I can only speak from my experience, but this has been doubly confirmed by a few other parents I know. Toddlers develop this habit of automatically saying “yes” to things without listening. They also develop a habit of automatically saying “no” to something without listening.

This is why eye contact is so critically crucial. With her either in my arms or with me down on one knee, I’d tell her that she couldn’t go back inside the restaurant until she calmed down. Sometimes, she’d say “yes” or “okay” without glancing up. At that point, I’d always tell her to look at me first.

Sometimes, I’d lift her chin with my hand so that we could make eye contact. I’d then reiterate the terms and get her to agree. This usually worked.

Refuse to Give In

Here’s a big one. When you’ve got a two-year-old throwing the most epic of tantrums, creating the most embarrassing of scenes in the middle of a public place, the first temptation is to stop that situation by any means possible. Even when you’re at home and you’re at wit’s end, you just want it to stop.

The thing is, if you give in when your child throws a tantrum about whatever it is that they want, all you’re doing is reinforcing that behavior. The next time that they want to have that thing, they’ll throw another tantrum because it works. Each time will just get harder for you. In the long run, you need to stand firm.

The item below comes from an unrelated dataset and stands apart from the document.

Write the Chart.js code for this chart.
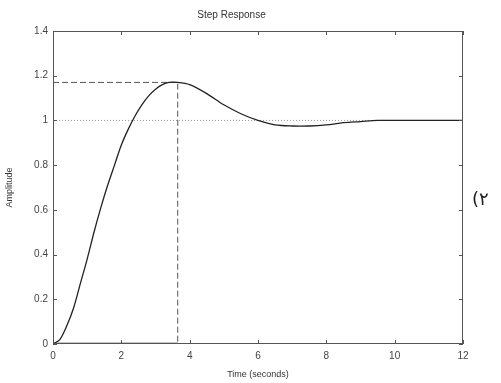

Be consistent. Say what you mean and don’t throw out any empty threats. If you say that you’re going to take away X if they continue to display an unwanted behavior, follow through and do it. Every time.

Maintain a Predictable Routine

The insanity of the Terrible Twos can lead us to believe that two-year-olds are completely unreasonable and utterly illogical. Nothing makes sense. There’s some truth to that. At the same time, you can mitigate the risk of a tantrum by setting up a situation where it’s less likely to happen.

What you’ll find is that children get cranky because they’re sleepy. Or hungry. Or bored or overwhelmed. Where you’ll find a great deal of relief is with a predictable schedule and a set routine. If you know that lunch is at this time, a nap needs to happen around this time, and so forth, you can better prepare yourself for what will be needed at what time of the day.

A sense of structure can offer tremendous stillness among the haphazard chaos of toddlerhood.

Offer the Win-Win Decision

Do you want chicken or fish for dinner tonight? Do you want to read Curious George or Dinosaur Rocket? Do you want to wear your blue shoes or your red shoes?

Open-ended questions with too many choices can cause frustration and confusion, even in adults, so limit your questions to that of a binary decision where you’re happy with either choice. This allows the two-year-old to exercise their sense of independence and autonomy, because they’ll feel like the decision wasn’t forced upon them. But you still got what you wanted in the end anyway.

Take It One Day at a Time

Yes, you will certainly face your fair share of struggles with the Terrible Twos. It can be a difficult, stressful, and frustrating time for everyone involved. Just take a deep breath and count to four, as Daniel Tiger once told us. And then you get those glimmers of bliss that feel more like the Terrific Twos. Life is all about balance (and keeping you on your toes), right?

But we now have a “threenager” on our hands and veterans in the field warns us that this could be at least fifty percent worse. Wish us luck.